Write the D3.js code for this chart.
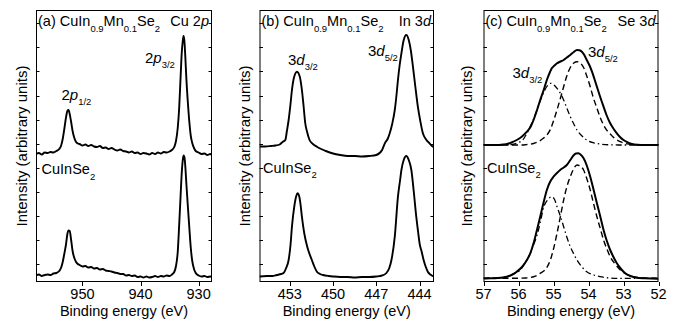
<!DOCTYPE html>
<html><head><meta charset="utf-8">
<script src="https://cdn.jsdelivr.net/npm/d3@7"></script>
<style>
body{margin:0;background:#fff}
svg{display:block}
text{font-family:"Liberation Sans",Arial,Helvetica,sans-serif;fill:#000}
</style>
</head><body>
<svg id="chart" width="675" height="321"></svg>
<script>
// ---------- DATA (binding energy in eV, intensity in arbitrary units) ----------
// Panel (a) Cu 2p
const aEnergy = [958,957.5,957,956.5,956,955.5,955,954.5,954,953.7,953.4,953.1,952.85,952.6,952.4,952.2,951.95,951.7,951.4,951.1,950.8,950.5,950,949.5,949,948.5,948,947.5,947,946.5,946,945.5,945,944.5,944,943.5,943,942.5,942,941.5,941,940.5,940,939.5,939,938.5,938,937.5,937,936.5,936,935.5,935,934.6,934.2,933.9,933.6,933.35,933.1,932.9,932.75,932.6,932.45,932.3,932.1,931.85,931.6,931.35,931.1,930.8,930.5,930,929.5,929,928.5,928,927.7];
const aMn = [128,129,127.5,129.5,129,130,129.5,131,133,136,143,154,164,171,172,168,160,151,144,140,138.5,138,136.5,137.5,136,137,135.5,135,136,134,134.5,133,134,132.5,131.5,132.5,131,130.5,129.5,130.5,129,129.5,128,129,128.5,127.5,129,128,129.5,128.5,130,129.5,130.5,132,135,141,154,174,206,230,240,246,241,226,202,179,160,146,139,134,131,129.5,128,128.5,127,128,127];
const aRef = [6.5,7.5,6,7,7.5,7,8.5,9,11,14,20,29,37,48,51.5,51,42,31,24,20,18,17,15.5,16,14.5,15,13.5,14,12.5,13,11.5,11,10.5,9.5,9,8,8,6.5,7,6,6.5,5,5.5,4.5,5.5,4.5,5,6,5,6,5.5,6.5,6,7.5,10,16,30,57,87,110,121,126.5,125,116,97,75,54,34,21,13,9,6.5,5.5,6,5,5.5,5];

// Panel (b) In 3d
const bEnergyMn = [455.1,454.7,454.3,454,453.7,453.5,453.31,453.2,453.08,452.95,452.85,452.7,452.5,452.3,452.16,452.05,451.93,451.78,451.63,451.4,451.12,450.9,450.5,450,449.5,449,448.5,448,447.5,447,446.6,446.41,446.2,446.07,445.9,445.72,445.6,445.5,445.38,445.26,445.1,444.92,444.75,444.6,444.46,444.3,444.12,443.95,443.77,443.55,443.31,443.08,443.0];
const bMn = [135.5,135.5,136,136.5,137.5,140,142,151,162,178,192,205,210.3,205,192,177,159,149,142,138,135.3,133.5,131,128.5,127,126,126,125.5,126,127,132,138.7,143.5,148.7,158,172,187,202,217,228.7,242,247,242,231,215.3,196,175.3,161,148.7,142.5,138.7,135.3,135];
const bEnergyRef = [455.1,454.6,454.2,453.9,453.6,453.43,453.25,453.08,452.95,452.85,452.69,452.55,452.46,452.35,452.25,452.16,452.0,451.79,451.63,451.47,451.3,451.12,450.9,450.69,450.3,450,449.5,449,448.5,448,447.5,447,446.6,446.3,446.1,445.95,445.72,445.5,445.35,445.26,445.1,444.92,444.75,444.57,444.4,444.23,444.1,444.0,443.85,443.72,443.58,443.43,443.25,443.08,443.0];
const bRef = [5.5,6,6,7,8,9,14,22,37,55.3,75.3,86,88.7,86,77,65.3,49,35.3,28,22,15.5,10.3,8,7,6,5.5,5,5,4.5,5,5,5.5,6.5,9,14,22,45.3,85.3,102,112,122,126,122,112,90,65.3,50,38.7,30,22,15.5,10.3,7.5,6,6];

// Panel (c) Se 3d : measured envelope, 3d5/2 (dashed) and 3d3/2 (dash-dot) components
const cEnergyMnSum = [57,56.8,56.6,56.45,56.33,56.2,56.05,55.9,55.76,55.65,55.57,55.48,55.38,55.28,55.19,55.1,55.05,54.97,54.9,54.8,54.71,54.62,54.52,54.42,54.33,54.26,54.19,54.12,54.05,53.97,53.9,53.83,53.76,53.67,53.57,53.48,53.38,53.28,53.19,53.1,53.0,52.88,52.76,52.6,52.4,52.2,52];
const cMnSum = [137,137,137,137.5,138,139.5,142,145.5,150.3,155.5,162,171,182,192,202,210,213.7,216.5,218.7,220.5,222,224.5,227,230,232,231.7,230.3,227,222,216.5,210.3,203,195.3,185.5,175.3,166.5,158.7,153,148.7,145,142,139.7,138,137.2,137,137,137];
const cEnergyMn52 = [57,56.4,56,55.8,55.57,55.4,55.29,55.19,55.09,55.0,54.9,54.8,54.71,54.62,54.52,54.42,54.33,54.24,54.14,54.05,53.95,53.86,53.76,53.66,53.57,53.45,53.38,53.25,53.09,52.95,52.81,52.6,52.2,52];
const cMn52 = [137,137,137,137.3,138.5,141,143.7,147,152.5,161,172,184,195.3,206,214.5,219,220.3,219,214.5,206,195.3,184,174,164,157,150.5,148,143.5,140.3,138.5,137.7,137,137,137];
const cEnergyMn32 = [57,56.5,56.2,56.0,55.88,55.76,55.62,55.47,55.38,55.29,55.19,55.09,55.0,54.9,54.8,54.71,54.62,54.52,54.42,54.33,54.2,54.05,53.85,53.67,53.4,53.09,52.5,52];
const cMn32 = [137,137,137.5,139.5,142,148.7,159,172,181,188.7,195.5,198.7,197.5,193.7,188.5,182,174,165.3,158,152,146.5,142,139.2,138,137.2,137,137,137];

const cEnergyRefSum = [57,56.81,56.6,56.45,56.33,56.2,56.05,55.9,55.76,55.66,55.57,55.48,55.38,55.28,55.19,55.1,55.0,54.9,54.81,54.71,54.62,54.52,54.43,54.36,54.29,54.22,54.14,54.05,53.95,53.86,53.76,53.66,53.57,53.48,53.38,53.28,53.19,53.07,52.95,52.8,52.62,52.4,52.05,52];
const cRefSum = [3.5,3.7,4,4.5,5.3,7,10.3,15,22,29,38.7,51,65.3,80,92,100,105.3,109,112,114.5,117,122,126.5,128.5,128.7,127.2,123.7,116.5,105.3,93,78.7,65,52,41.5,32,24.5,18.7,13,8.7,6,4.3,3.7,3.3,3.3];
const cEnergyRef52 = [57,56.2,55.8,55.55,55.38,55.2,55.09,55.0,54.9,54.8,54.71,54.62,54.52,54.42,54.33,54.24,54.14,54.05,53.95,53.86,53.76,53.66,53.57,53.48,53.38,53.25,53.09,52.9,52.71,52.4,52];
const cRef52 = [3.7,3.7,4,5.5,8.7,14,22,33,48.7,66,82,95,105.3,113.5,117,116,112,103.5,92,79,65.3,53,42,33.5,25.3,18.5,12,7.5,5.3,4,3.7];
const cEnergyRef32 = [57,56.6,56.33,56.15,55.95,55.8,55.67,55.57,55.47,55.38,55.29,55.17,55.05,54.97,54.9,54.8,54.71,54.62,54.52,54.42,54.33,54.2,54.05,53.85,53.67,53.4,53.19,52];
const cRef32 = [3.7,4,5.3,8,12,20,28,37,47,59,73.7,82,85.3,82.5,75.3,65.5,55.3,45,35.3,28,22,15.5,10.3,7,5.3,4,3.7,3.7];

// Axis ticks
const aTicks = [950,940,930];
const bTicks = [453,450,447,444];
const cTicks = [57,56,55,54,53,52];
const yTickValues = [17.7,41.8,65.9,90,114.1,138.2,162.3,186.4,210.5,234.6,258.7];

// ---------- DRAWING ----------
const svg = d3.select('#chart');
const TOP = 10, BOT = 282;
const y = d3.scaleLinear().domain([0,272]).range([BOT, TOP]);

function rich(g, x, yy, parts, anchor, size, subSize, subDy){
  const t = g.append('text').attr('x', x).attr('y', yy)
    .attr('text-anchor', anchor || 'start').style('font-size', size + 'px');
  let shift = 0;
  parts.forEach(([s, k]) => {
    const sub = k.includes('s');
    const want = sub ? subDy : 0;
    t.append('tspan').attr('dy', want - shift)
      .style('font-size', (sub ? subSize : size) + 'px')
      .style('font-style', k.includes('i') ? 'italic' : 'normal')
      .text(s);
    shift = want;
  });
  return t;
}

const panels = [
  { dom:[958,927.7], rng:[36,212], ticks:aTicks, yl:26.5,
    curves:[{e:aEnergy,v:aMn,dash:null,w:1.9},{e:aEnergy,v:aRef,dash:null,w:1.9}],
    letter:'(a)', elem:[['Cu 2','n'],['p','i']],
    labels:[
      {x:61.5,y:99.5,parts:[['2','n'],['p','i'],['1/2','s']]},
      {x:145,y:63,parts:[['2','n'],['p','i'],['3/2','s']]}
    ], ref:{x:41.5,y:174}},
  { dom:[455.1,443.0], rng:[259.5,434], ticks:bTicks, yl:249.8,
    curves:[{e:bEnergyMn,v:bMn,dash:null,w:1.9},{e:bEnergyRef,v:bRef,dash:null,w:1.9}],
    letter:'(b)', elem:[['In 3','n'],['d','i']],
    labels:[
      {x:288,y:65,parts:[['3','n'],['d','i'],['3/2','s']]},
      {x:368,y:56,parts:[['3','n'],['d','i'],['5/2','s']]}
    ], ref:{x:263,y:172.5}},
  { dom:[57,52], rng:[483.5,658.5], ticks:cTicks, yl:472,
    curves:[
      {e:cEnergyMn52,v:cMn52,dash:'6,3.5',w:1.4},
      {e:cEnergyMn32,v:cMn32,dash:'6,3,1.5,3',w:1.3},
      {e:cEnergyMnSum,v:cMnSum,dash:null,w:2},
      {e:cEnergyRef52,v:cRef52,dash:'6,3.5',w:1.4},
      {e:cEnergyRef32,v:cRef32,dash:'6,3,1.5,3',w:1.3},
      {e:cEnergyRefSum,v:cRefSum,dash:null,w:2}
    ],
    letter:'(c)', elem:[['Se 3','n'],['d','i']],
    labels:[
      {x:512.5,y:77.5,parts:[['3','n'],['d','i'],['3/2','s']]},
      {x:588,y:56.5,parts:[['3','n'],['d','i'],['5/2','s']]}
    ], ref:{x:487,y:172.5}}
];

panels.forEach(p => {
  const x = d3.scaleLinear().domain(p.dom).range(p.rng);
  const g = svg.append('g');
  const [x0, x1] = p.rng;

  const id = 'clip' + p.letter.replace(/\W/g,'');
  svg.append('clipPath').attr('id', id).append('rect')
    .attr('x', x0).attr('y', TOP).attr('width', x1 - x0).attr('height', BOT - TOP);

  const line = d3.line().x(d => x(d[0])).y(d => y(d[1])).curve(d3.curveMonotoneX);
  const cg = g.append('g').attr('clip-path', `url(#${id})`);
  p.curves.forEach(c => {
    const pts = c.e.map((e, i) => [e, c.v[i]]);
    cg.append('path').attr('d', line(pts)).attr('fill', 'none')
      .attr('stroke', '#000').attr('stroke-width', c.w)
      .attr('stroke-linejoin', 'round')
      .attr('stroke-dasharray', c.dash);
  });

  g.append('rect').attr('x', x0 + 0.5).attr('y', TOP + 0.5)
    .attr('width', x1 - x0 - 1).attr('height', BOT - TOP - 1)
    .attr('fill', 'none').attr('stroke', '#000').attr('stroke-width', 1);

  p.ticks.forEach(t => {
    const xx = Math.round(x(t)) + 0.5;
    g.append('line').attr('x1', xx).attr('x2', xx).attr('y1', BOT).attr('y2', BOT + 4)
      .attr('stroke', '#000').attr('stroke-width', 1);
    g.append('text').attr('x', x(t)).attr('y', 298.5).attr('text-anchor', 'middle')
      .style('font-size', '14.5px').text(t);
  });

  yTickValues.forEach(v => {
    const yy = Math.round(y(v)) + 0.5;
    g.append('line').attr('x1', x0).attr('x2', x0 + 3.5).attr('y1', yy).attr('y2', yy)
      .attr('stroke', '#000').attr('stroke-width', 1);
    g.append('line').attr('x1', x1 - 3.5).attr('x2', x1).attr('y1', yy).attr('y2', yy)
      .attr('stroke', '#000').attr('stroke-width', 1);
  });

  g.append('text').attr('x', (x0 + x1) / 2).attr('y', 316).attr('text-anchor', 'middle')
    .style('font-size', '14.5px').text('Binding energy (eV)');
  g.append('text').attr('transform', `translate(${p.yl},${(TOP + BOT) / 2}) rotate(-90)`)
    .attr('text-anchor', 'middle').style('font-size', '15px').text('Intensity (arbitrary units)');

  rich(g, x0 + 2, 26, [[p.letter + ' CuIn','n'],['0.9','s'],['Mn','n'],['0.1','s'],['Se','n'],['2','s']],
    'start', 14.5, 9.5, 5.5);
  rich(g, x1 - 3, 26, p.elem, 'end', 14.5, 9.5, 5.5);

  p.labels.forEach(l => rich(g, l.x, l.y, l.parts, 'start', 15, 9.5, 5));
  rich(g, p.ref.x, p.ref.y, [['CuInSe','n'],['2','s']], 'start', 14.5, 9.5, 5.5);
});
</script>
</body></html>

# TO DO
All lines of the data above that include the word "chart" must be shown.

# COMPLETE ANSWER
Write the D3.js code for this chart.
<svg id="chart" width="675" height="321"></svg>
const svg = d3.select('#chart');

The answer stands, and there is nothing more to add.